As tech and politics speed toward a catastrophic reckoning, Diana must reconcile the sins of her past with her dreams of tomorrow. How she deploys the secrets in her arsenal will shape the future of a planet on the brink of disaster. Doing the right thing means risking everything to change the rules of the game. But how much is freedom really worth?
Source: https://www.netgalley.com/catalog/book/142666
Opinion
First off – I wouldn’t have guessed that the Author isn’t female. The main character is written realistically, palpable and very rounded.

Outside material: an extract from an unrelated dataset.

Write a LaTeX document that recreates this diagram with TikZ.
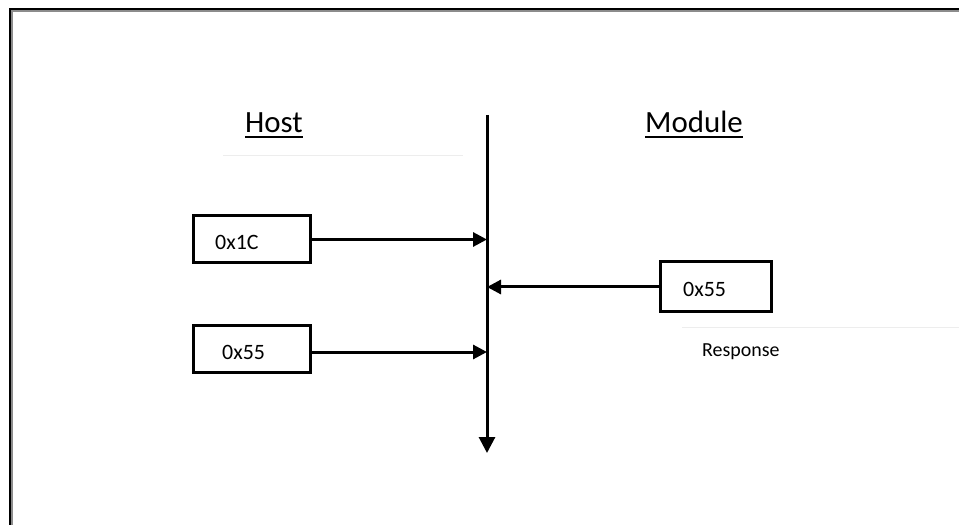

I wanted to read the book for some good near future sci-fi and an adventure. I got so much more out of it. Borderless essentially shows you the story of an immigrated citizen with a complicated past, that has to question her way of loving and protecting her new home – be it her own little sanctuary or the United States of America. You follow Diana through her journey and meet every side-character through her eyes. The writing is beautiful and it brings the different relationships to live.
Knowing that you were being manipulated didn’t stop it from working.
Besides Dag, I got a good sense of the people in her life and I’m looking forward to meeting him in Bandwith.
[…] sketches capturing the multiyear fire […] his enthusiasm was aedent, fueled by the guilt.
Eliot Peper seems to write very descriptively but less with adjectives and more through actions, which I liked a lot. The appearances of people seem secondary unless something is described in context of an action or a feeling it evokes. It’s an interesting story that feels like you’re slowly unearthing various layers of the story, the people and the ploys. While it is Sci-Fi everything feels realistic and I enjoyed seeing a catheter using agent who’s human and doesn’t go rogue with kung-fu skills.
Just like that Diana’s plan evaporated. She wanted to come back with a firm rebuttal, explain how she’d thought through every contingency. But the fact was, she hadn’t.
I joined her in a journey, starting out with eager nervousness, through all the turmoils of present and past and in the end was moved by few unremarkable words in a melancholic world, full of shit and beauty. Because life isn’t a fairy tale, but it writes the best stories. And the stories of this characters are rooted in real human emotions in all their complexity. Please get yourself some tissues for the epilogue.
Quotes
Our secrets define us.
Maybe she should have picked up more of that Dutch pragmatism. On the other hand, was pragmatism that had once rationalized the transatlantic slave trade worth cultivating?
There were few currencies as valuable as lies of omission.
But the people who used tools were the ones in charge, not the people who made them.
You have more borders and treaties and NDAs in your head than the fucking United Nations.
Sloppiness invited chaos. But maybe chaos was exactly what she needed.
America peaked in the final years of the twentieth century, its enemies defeated and its strength uncontested. My rule of thumb is that if a blowjob constitutes a national crisis, then you’re at the very top of your game.
The relentless metamorphoses could be painful and disturbing, but they also reflected a world in which change was the only constant.
Diana was a refugee again, a refugee from the world she’d built, from the life she’d created for herself.
“I was protecting you.” Her whisper was barely audible.
“I never asked for your protection – all I’ve ever asked for is your trust.”We all have to start somewhere. Otherwise what’s the point?